3. Building a Sober Support System

  • Keep close contact with people who get it — sober groups, online communities, or friends who support your new life.

  • Build rituals that ground you: morning routines, journaling, Sunday reflections, group runs.

  • Connection protects you from isolation, which is where relapse lives.

4. Living With Pride and Purpose

  • Sobriety is your foundation, not your finish line.

  • Start dreaming again — what do you want to build, create, become?

  • Use the focus, clarity, and discipline you’ve gained to chase it.

  • Purpose fills the space where alcohol used to live.

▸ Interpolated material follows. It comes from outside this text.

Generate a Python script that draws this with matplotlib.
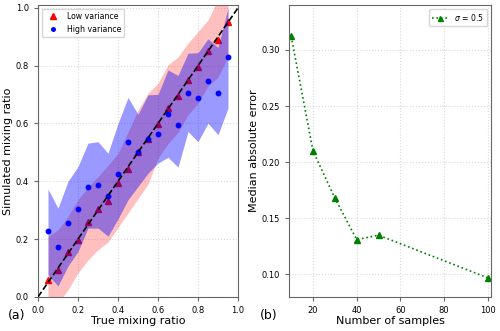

🧾 Worksheet: “Your One-Year Vision”

Prompt 1: Look Back

What’s changed since you quit drinking?
Physically, mentally, emotionally, financially — write it all down.

Prompt 2: Look Forward

What does your ideal sober life look like 12 months from now?
Describe your health, relationships, confidence, and goals.

Prompt 3: Commit

Write your personal mission statement — one sentence that defines who you’re becoming.

Example: “I live with discipline, freedom, and joy — and I never trade clarity for comfort again.”

Prompt 4: Anchor

List 3 things you’ll do every month to stay strong.
(e.g., Check in with your community, review your goals, celebrate progress.)

🎁 Graduation Reflection

  • Record a short video or journal entry titled “Who I Am Now.”
    Talk to your past self — the version that thought quitting was impossible.
    Tell them what you’ve learned. Tell them it was worth it.

  • You’re not in recovery — you’re in rebirth.